TURLOCK — Schools putting the Great Recession and its staff-slashing cuts behind them face a new problem: They need teachers. And with jobs on the horizon, more college grads are heading to credential programs.
The annual Transition from Student to Teacher Conference at California State University, Stanislaus, last weekend drew a capacity crowd of about 200 future teachers for a day of workshops addressing everything from how to apply to the credential program to how to manage a classroom after being hired.
“We saw a radical drop-off. Now we’re on an uptick,” said Oddmund Myhre, dean of the university’s College of Education, which helped organize the conference. But more than numbers, in this era of high expectations, “we are much more focused on making sure our graduates are high-quality teachers,” he said.
Toward that end, the college partners with Turlock Unified School District and other groups, he said. “We have a common interest in making sure the education in this community is the best it can be.”
Some of those high-quality graduates came back last weekend to talk to future teachers and share their view from the field, said Jesus Verdugo of student support services. “I think it’s motivational for our speakers as well as the students,” Verdugo said.
The shift to Common Core State Standards requires teachers dig in and teach in-depth, using creativity stifled in recent years, said Tara Ribeiro, head of teacher recruitment.
“Everything about our (instructional) program is completely changed. We’re in a huge transition. Common Core is happening and it’s happening fast,” Ribeiro said. She sees it as a major step forward, leaving behind the days in which district offices laid out what every teacher would teach every day, the so-called widget approach.
Watching a Common Core lesson in action, Ribeiro said, “there wasn’t three minutes that went by that teacher wasn’t engaged with students. I know every single student absolutely knew the lesson that day, to go home and tell parents about, to use it for their lives.” The lesson: their weekly vocabulary list.
“This is the year of change,” said Stanislaus State graduate Viviana Medina, who teaches in a Stockton Unified high school. “I’ve taught for five years. The biggest changes are coming this year.”

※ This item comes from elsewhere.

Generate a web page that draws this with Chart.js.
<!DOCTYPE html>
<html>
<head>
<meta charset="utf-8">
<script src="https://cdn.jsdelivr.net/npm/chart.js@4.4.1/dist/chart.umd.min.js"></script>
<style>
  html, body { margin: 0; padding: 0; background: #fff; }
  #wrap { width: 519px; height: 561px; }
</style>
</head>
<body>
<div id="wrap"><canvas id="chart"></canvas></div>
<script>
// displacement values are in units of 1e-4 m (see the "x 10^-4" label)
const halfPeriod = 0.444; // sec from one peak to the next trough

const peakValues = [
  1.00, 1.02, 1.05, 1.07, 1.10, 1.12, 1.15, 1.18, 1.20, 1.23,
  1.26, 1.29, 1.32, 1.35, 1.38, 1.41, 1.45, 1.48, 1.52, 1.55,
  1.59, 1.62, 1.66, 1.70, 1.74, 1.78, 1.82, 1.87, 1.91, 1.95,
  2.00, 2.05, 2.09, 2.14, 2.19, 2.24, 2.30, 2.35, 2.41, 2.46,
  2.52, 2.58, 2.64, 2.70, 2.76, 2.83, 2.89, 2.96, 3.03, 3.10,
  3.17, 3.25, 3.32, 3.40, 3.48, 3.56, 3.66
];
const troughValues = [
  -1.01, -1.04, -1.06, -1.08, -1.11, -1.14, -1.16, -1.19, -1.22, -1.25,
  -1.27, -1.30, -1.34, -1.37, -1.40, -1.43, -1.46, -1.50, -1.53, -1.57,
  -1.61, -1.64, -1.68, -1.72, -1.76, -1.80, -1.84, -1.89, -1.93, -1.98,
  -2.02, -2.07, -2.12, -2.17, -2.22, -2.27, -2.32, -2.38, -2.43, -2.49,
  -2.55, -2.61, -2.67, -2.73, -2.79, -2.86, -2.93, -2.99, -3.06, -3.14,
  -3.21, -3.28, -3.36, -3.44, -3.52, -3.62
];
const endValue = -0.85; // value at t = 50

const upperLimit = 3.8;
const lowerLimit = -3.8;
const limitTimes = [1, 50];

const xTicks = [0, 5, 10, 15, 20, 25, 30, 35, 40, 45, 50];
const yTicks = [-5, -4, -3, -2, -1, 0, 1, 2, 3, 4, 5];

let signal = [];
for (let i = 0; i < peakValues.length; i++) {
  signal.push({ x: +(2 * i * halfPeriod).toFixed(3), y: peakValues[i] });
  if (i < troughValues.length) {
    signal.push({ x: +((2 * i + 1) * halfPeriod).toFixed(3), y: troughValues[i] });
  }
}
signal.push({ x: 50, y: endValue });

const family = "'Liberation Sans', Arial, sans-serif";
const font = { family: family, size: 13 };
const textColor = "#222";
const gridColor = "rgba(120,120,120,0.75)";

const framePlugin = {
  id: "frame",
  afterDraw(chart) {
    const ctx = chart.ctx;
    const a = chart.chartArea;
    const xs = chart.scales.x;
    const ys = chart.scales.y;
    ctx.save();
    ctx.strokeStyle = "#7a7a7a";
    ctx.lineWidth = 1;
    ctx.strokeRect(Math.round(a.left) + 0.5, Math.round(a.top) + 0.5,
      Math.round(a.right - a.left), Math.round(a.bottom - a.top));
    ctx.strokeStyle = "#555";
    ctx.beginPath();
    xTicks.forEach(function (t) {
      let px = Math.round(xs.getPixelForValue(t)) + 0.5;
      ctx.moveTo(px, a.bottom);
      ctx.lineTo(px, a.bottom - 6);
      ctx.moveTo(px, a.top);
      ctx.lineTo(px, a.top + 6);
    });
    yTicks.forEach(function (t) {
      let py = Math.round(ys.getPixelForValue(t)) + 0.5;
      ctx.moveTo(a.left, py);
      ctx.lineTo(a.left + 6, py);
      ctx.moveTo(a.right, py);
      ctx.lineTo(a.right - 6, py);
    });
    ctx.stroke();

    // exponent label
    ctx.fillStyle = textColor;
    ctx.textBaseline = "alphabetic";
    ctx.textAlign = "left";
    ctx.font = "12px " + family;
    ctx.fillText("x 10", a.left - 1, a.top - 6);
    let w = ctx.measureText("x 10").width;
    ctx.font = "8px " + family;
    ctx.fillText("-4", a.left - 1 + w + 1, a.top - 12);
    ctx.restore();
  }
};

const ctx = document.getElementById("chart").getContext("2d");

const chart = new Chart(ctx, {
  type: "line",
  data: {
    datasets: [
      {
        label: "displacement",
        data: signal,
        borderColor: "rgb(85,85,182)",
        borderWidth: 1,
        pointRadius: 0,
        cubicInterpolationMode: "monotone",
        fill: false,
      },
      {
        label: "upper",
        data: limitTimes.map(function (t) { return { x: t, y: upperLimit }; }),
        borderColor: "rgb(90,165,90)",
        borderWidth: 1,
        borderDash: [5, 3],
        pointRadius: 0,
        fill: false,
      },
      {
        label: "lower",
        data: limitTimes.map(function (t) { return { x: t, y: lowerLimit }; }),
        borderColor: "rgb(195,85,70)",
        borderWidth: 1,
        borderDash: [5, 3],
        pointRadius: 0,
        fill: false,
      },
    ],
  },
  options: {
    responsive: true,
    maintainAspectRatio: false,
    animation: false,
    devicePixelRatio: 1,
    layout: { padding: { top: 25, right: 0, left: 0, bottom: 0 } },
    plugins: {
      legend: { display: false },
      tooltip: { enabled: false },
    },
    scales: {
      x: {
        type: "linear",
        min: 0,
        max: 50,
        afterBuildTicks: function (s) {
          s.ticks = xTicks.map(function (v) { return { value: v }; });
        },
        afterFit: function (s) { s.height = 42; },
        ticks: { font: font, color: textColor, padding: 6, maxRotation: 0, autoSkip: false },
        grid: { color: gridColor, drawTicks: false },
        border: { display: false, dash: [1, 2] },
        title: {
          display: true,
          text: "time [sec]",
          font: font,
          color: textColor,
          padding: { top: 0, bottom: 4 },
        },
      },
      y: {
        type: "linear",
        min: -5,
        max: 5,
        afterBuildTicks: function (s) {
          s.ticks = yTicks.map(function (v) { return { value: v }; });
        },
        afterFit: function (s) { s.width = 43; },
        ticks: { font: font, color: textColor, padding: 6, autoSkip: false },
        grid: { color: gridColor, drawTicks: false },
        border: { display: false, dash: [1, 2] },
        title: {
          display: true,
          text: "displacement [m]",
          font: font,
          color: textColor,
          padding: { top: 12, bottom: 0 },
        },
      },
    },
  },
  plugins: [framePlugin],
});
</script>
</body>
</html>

Among those changes is a realization that technology must become part of the fabric of instruction, said Medina as she walked a room filled with future teachers trying out interactive class presentation programs. “I’ve had kids – and again, the kids are ahead of us – who’ve done amazing things with these,” Medina told the group.

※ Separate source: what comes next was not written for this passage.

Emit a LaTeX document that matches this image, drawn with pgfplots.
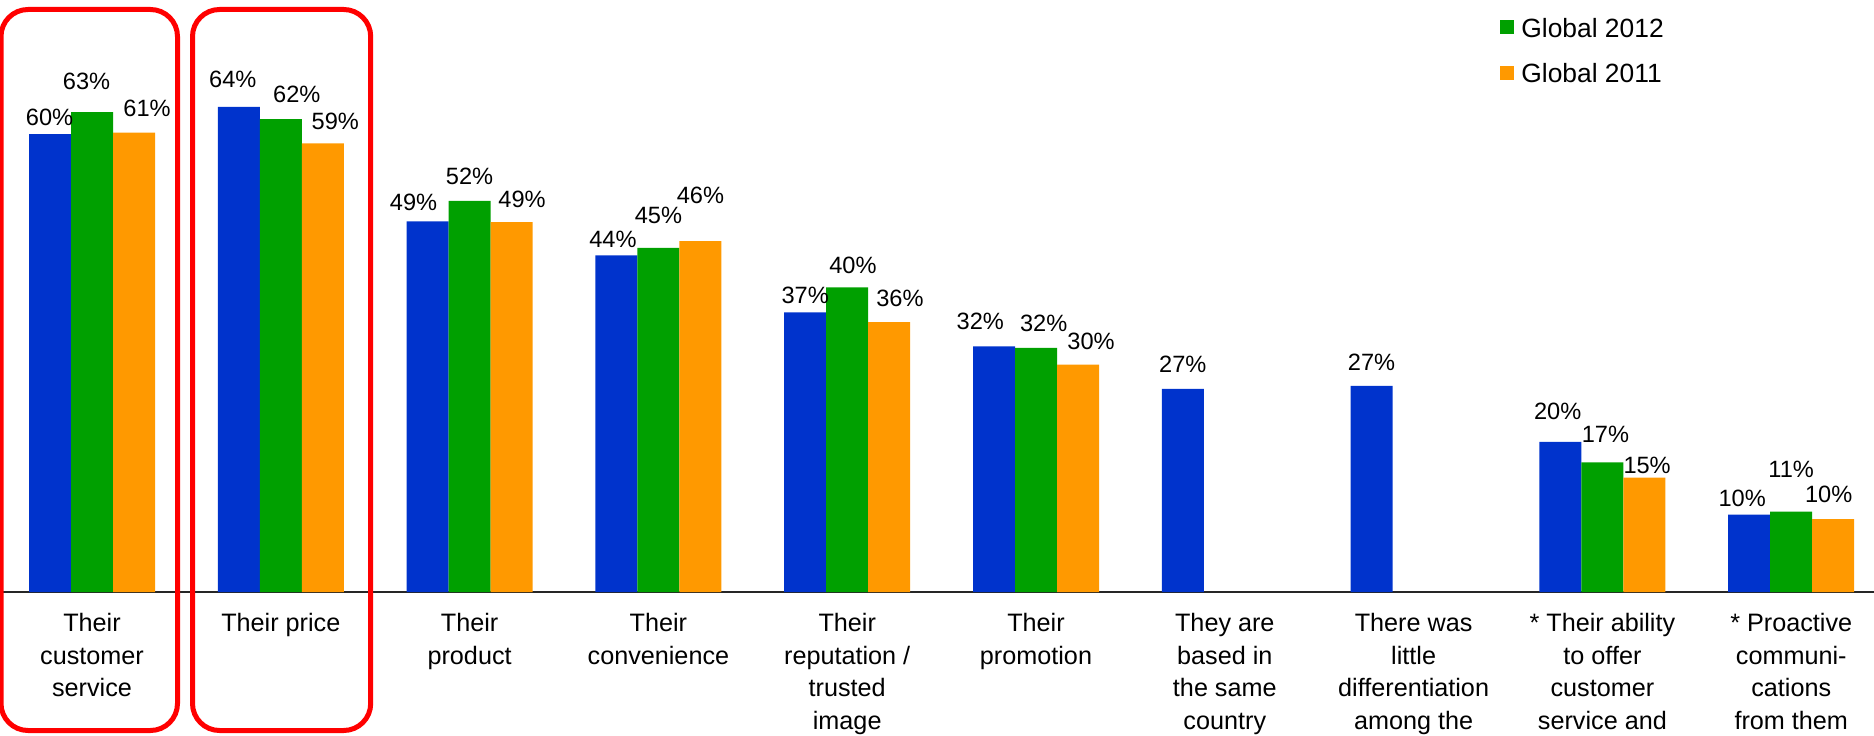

She said she holds training for teachers who thought they would never use technology. “The ease of use is there – as long as they’re willing,” Medina said.
Upcoming teachers will be immersed in technology, interactive techniques and strategies for struggling learners. Workshops also covered the nonacademic side, the moments when teachers end up being counselor, confidant and even fill-in parent.

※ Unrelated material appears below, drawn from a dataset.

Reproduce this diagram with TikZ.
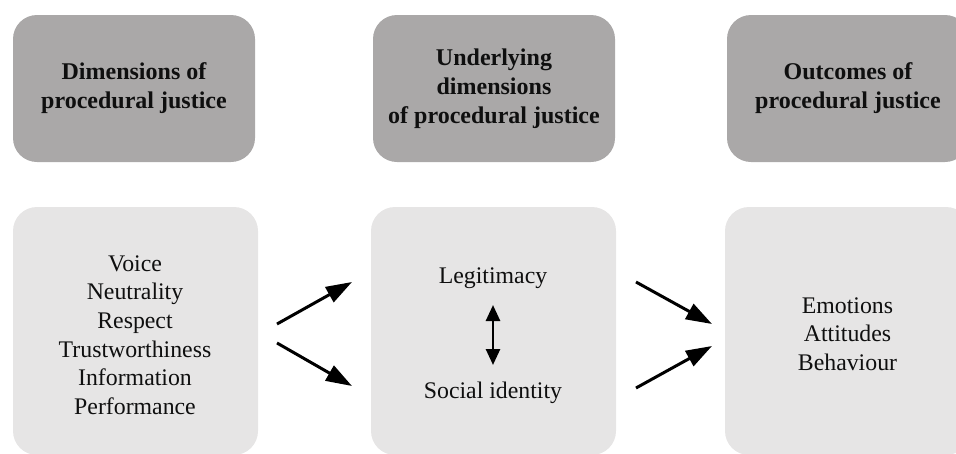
\documentclass[tikz,border=0pt]{standalone}
\usepackage{fontspec}
\setmainfont{Liberation Serif}
\usetikzlibrary{arrows.meta}
\definecolor{headgray}{RGB}{170,168,168}
\definecolor{bodygray}{RGB}{230,229,229}
\definecolor{ink}{RGB}{15,15,15}
\begin{document}
\begin{tikzpicture}[x=1pt,y=-1pt,
  headbox/.style={fill=headgray, draw=none, rounded corners=24pt, minimum width=242pt, minimum height=147pt, inner sep=0pt, align=center, text=ink, font=\fontsize{24}{29}\selectfont\bfseries},
  bodybox/.style={fill=bodygray, draw=none, rounded corners=24pt, minimum width=245pt, minimum height=248pt, inner sep=0pt},
  bodytext/.style={align=center, text=ink, inner sep=0pt, font=\fontsize{23.8}{28.7}\selectfont},
  bigarrow/.style={line width=3pt, -{Triangle[length=26pt,width=17pt]}, draw=black},
  dblarrow/.style={line width=2.6pt, {Triangle[length=16pt,width=14pt]}-{Triangle[length=16pt,width=14pt]}, draw=black}
]
\useasboundingbox (0,0) rectangle (956,453);
% header boxes
\node[headbox] (h1) at (134,88.5) {Dimensions of\\procedural justice};
\node[headbox] (h2) at (494,88.5) {Underlying\\dimensions\\of procedural justice};
\node[headbox] (h3) at (848,88.5) {Outcomes of\\procedural justice};
% body boxes
\node[bodybox] (b1) at (135.5,331) {};
\node[bodybox] (b2) at (493.5,331) {};
\node[bodybox] (b3) at (847.5,331) {};
% body texts
\node[bodytext] (t1) at (135,335) {Voice\\Neutrality\\Respect\\Trustworthiness\\Information\\Performance};
\node[bodytext, anchor=base] (leg) at (493,283) {Legitimacy};
\node[bodytext, anchor=base] (soc) at (493,398) {Social identity};
\node[bodytext] (t3) at (847.5,334) {Emotions\\Attitudes\\Behaviour};
% arrow end points
\coordinate (a1s) at (277,324);
\coordinate (a1e) at (352,282);
\coordinate (a2s) at (277,343);
\coordinate (a2e) at (352,386);
\coordinate (a3s) at (636,282);
\coordinate (a3e) at (712,324);
\coordinate (a4s) at (636,388);
\coordinate (a4e) at (712,346);
\coordinate (d1) at (493,305);
\coordinate (d2) at (493,365);
\draw[bigarrow] (a1s) -- (a1e);
\draw[bigarrow] (a2s) -- (a2e);
\draw[bigarrow] (a3s) -- (a3e);
\draw[bigarrow] (a4s) -- (a4e);
\draw[dblarrow] (d1) -- (d2);
\end{tikzpicture}
\end{document}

In the workshop led by Stockton eighth-grade teacher Brandy De Alba, prospective teachers heard about some of the challenges teachers face. De Alba told of a student, Kenya, who confided fears but then talked her out of making an immediate report. The girl was molested. “When they tell you something, it’s a call for help,” she told a packed room. “I had to make that call. You’re going to have to make that call. It’s really, really difficult.”
Another student, Victor, came to school every day and slept until lunch, then worked until school let out. “That was the deal. I let him sleep, he worked for me for an hour and a half,” she said. She discovered he rode four miles to school each day from a motel where his mother and her friends smoked crack most nights. A student job as a janitor led to a scholarship for junior college, a promising path cut short when he was shot to death in his neighborhood.
“You’re going to have tons of Kenyas and tons of Victors. Even if you don’t teach in south Stockton, you’ll have a few. They need you to just believe in them, not judge them, and help them on their way,” she said.
After the workshop, De Alba said she sees value in sharing these stories with incoming students at her alma mater. “They need to realize that it’s not as easy as it shows on TV shows. There’s an emotional toll. You’re counselor and parent. Teachers do it all. You have to go in with your sleeves rolled up, boots on, ready to work,” she said.